** begin Provided data **
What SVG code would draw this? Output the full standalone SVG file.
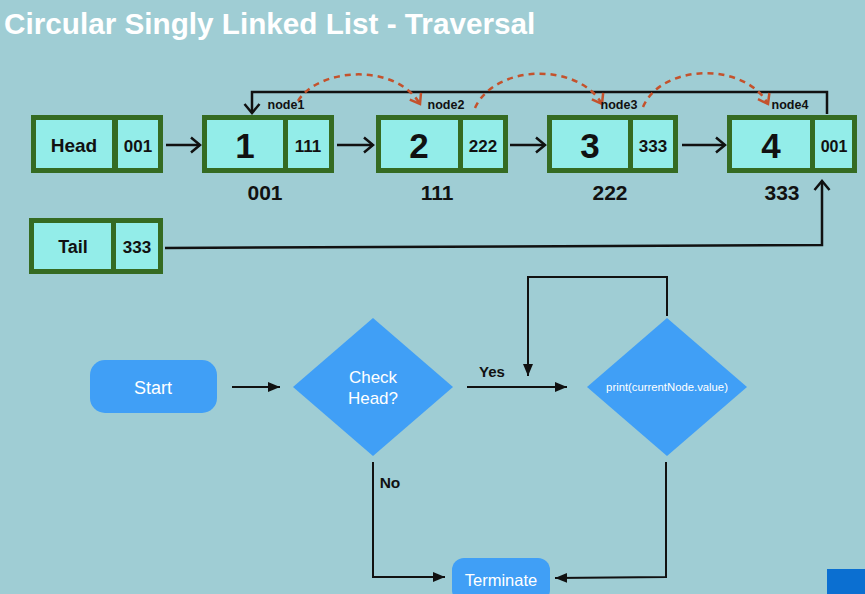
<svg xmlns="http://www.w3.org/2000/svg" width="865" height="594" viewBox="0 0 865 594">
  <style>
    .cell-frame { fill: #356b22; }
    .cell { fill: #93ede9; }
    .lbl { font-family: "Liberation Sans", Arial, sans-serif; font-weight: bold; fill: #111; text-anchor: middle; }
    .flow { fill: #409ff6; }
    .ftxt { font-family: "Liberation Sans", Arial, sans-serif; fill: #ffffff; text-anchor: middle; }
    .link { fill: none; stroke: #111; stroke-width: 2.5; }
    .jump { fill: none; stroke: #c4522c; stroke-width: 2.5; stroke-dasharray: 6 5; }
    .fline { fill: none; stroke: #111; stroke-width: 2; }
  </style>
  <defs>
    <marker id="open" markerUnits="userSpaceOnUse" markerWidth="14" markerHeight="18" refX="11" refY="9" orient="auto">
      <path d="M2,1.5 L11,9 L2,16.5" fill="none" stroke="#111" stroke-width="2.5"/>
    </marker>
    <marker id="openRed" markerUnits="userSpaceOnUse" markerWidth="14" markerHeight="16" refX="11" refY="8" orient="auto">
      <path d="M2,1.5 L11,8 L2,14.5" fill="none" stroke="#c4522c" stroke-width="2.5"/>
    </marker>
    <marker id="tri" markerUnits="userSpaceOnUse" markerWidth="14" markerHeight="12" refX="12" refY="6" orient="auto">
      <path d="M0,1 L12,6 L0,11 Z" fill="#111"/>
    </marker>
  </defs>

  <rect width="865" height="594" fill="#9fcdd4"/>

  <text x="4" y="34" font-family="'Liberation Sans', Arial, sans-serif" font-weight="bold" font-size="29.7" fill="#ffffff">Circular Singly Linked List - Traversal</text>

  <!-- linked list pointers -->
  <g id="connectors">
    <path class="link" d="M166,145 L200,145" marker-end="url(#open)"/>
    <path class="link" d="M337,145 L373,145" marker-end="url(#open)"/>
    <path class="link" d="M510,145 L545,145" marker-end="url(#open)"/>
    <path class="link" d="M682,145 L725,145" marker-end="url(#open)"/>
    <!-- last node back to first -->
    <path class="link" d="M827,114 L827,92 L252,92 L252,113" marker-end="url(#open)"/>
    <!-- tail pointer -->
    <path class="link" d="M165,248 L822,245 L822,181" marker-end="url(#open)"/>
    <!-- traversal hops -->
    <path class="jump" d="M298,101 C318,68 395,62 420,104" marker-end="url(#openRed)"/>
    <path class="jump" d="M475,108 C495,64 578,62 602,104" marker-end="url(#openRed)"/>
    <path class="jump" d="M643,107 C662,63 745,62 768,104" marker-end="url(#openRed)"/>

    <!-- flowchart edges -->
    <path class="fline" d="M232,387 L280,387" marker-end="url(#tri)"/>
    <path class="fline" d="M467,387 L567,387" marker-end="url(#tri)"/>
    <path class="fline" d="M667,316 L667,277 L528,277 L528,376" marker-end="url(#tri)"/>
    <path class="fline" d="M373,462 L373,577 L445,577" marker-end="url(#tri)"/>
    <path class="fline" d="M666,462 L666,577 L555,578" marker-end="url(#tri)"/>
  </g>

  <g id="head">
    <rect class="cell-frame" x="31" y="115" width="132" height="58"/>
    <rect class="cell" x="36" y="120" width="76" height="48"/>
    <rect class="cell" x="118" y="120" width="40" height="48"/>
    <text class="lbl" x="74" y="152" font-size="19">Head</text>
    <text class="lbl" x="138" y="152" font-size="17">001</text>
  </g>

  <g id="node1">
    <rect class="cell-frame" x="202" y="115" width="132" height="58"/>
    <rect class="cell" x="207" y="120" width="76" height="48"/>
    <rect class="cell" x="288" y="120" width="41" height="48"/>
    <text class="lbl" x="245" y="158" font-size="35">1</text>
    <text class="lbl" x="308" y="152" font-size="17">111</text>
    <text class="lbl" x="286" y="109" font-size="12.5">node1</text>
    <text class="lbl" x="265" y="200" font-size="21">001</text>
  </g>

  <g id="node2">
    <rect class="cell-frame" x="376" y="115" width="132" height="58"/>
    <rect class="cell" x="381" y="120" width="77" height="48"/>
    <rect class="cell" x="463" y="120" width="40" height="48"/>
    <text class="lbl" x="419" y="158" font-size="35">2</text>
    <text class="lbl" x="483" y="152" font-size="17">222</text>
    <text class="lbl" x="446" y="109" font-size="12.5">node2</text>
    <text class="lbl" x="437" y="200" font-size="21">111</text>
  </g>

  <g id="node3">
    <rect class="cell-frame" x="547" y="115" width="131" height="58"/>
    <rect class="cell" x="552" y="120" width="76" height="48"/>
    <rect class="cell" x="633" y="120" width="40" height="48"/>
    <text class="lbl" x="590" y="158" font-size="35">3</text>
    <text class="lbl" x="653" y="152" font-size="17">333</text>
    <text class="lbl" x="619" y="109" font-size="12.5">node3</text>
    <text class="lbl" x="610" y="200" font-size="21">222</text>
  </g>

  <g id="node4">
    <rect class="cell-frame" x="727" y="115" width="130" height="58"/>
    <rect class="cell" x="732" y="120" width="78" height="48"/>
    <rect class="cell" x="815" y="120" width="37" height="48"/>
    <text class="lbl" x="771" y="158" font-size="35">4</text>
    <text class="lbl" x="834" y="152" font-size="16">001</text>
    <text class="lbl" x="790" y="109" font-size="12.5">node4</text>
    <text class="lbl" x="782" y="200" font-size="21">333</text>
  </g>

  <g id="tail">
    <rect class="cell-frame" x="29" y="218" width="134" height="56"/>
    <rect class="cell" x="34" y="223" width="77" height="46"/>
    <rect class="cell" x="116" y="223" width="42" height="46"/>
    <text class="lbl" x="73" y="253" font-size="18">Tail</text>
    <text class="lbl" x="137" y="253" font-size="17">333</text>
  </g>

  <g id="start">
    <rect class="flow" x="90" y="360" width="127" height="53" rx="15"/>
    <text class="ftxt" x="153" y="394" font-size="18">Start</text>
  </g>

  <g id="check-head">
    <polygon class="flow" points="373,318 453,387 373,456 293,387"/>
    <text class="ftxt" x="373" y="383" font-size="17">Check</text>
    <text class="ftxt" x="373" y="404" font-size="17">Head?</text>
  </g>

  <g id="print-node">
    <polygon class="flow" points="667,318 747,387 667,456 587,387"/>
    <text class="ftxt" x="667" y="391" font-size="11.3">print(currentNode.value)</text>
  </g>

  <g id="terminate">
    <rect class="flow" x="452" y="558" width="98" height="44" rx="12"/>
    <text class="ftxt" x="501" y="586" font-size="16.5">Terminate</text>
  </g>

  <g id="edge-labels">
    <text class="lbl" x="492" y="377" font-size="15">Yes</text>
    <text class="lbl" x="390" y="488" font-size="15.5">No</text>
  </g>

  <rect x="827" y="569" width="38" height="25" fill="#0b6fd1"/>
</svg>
** end Provided data **
Each line from the top of the material through the line containing "List - Traversal</text>" should be reproduced exactly; please drop any images.

What SVG code would draw this? Output the full standalone SVG file.
<svg xmlns="http://www.w3.org/2000/svg" width="865" height="594" viewBox="0 0 865 594">
  <style>
    .cell-frame { fill: #356b22; }
    .cell { fill: #93ede9; }
    .lbl { font-family: "Liberation Sans", Arial, sans-serif; font-weight: bold; fill: #111; text-anchor: middle; }
    .flow { fill: #409ff6; }
    .ftxt { font-family: "Liberation Sans", Arial, sans-serif; fill: #ffffff; text-anchor: middle; }
    .link { fill: none; stroke: #111; stroke-width: 2.5; }
    .jump { fill: none; stroke: #c4522c; stroke-width: 2.5; stroke-dasharray: 6 5; }
    .fline { fill: none; stroke: #111; stroke-width: 2; }
  </style>
  <defs>
    <marker id="open" markerUnits="userSpaceOnUse" markerWidth="14" markerHeight="18" refX="11" refY="9" orient="auto">
      <path d="M2,1.5 L11,9 L2,16.5" fill="none" stroke="#111" stroke-width="2.5"/>
    </marker>
    <marker id="openRed" markerUnits="userSpaceOnUse" markerWidth="14" markerHeight="16" refX="11" refY="8" orient="auto">
      <path d="M2,1.5 L11,8 L2,14.5" fill="none" stroke="#c4522c" stroke-width="2.5"/>
    </marker>
    <marker id="tri" markerUnits="userSpaceOnUse" markerWidth="14" markerHeight="12" refX="12" refY="6" orient="auto">
      <path d="M0,1 L12,6 L0,11 Z" fill="#111"/>
    </marker>
  </defs>

  <rect width="865" height="594" fill="#9fcdd4"/>

  <text x="4" y="34" font-family="'Liberation Sans', Arial, sans-serif" font-weight="bold" font-size="29.7" fill="#ffffff">Circular Singly Linked List - Traversal</text>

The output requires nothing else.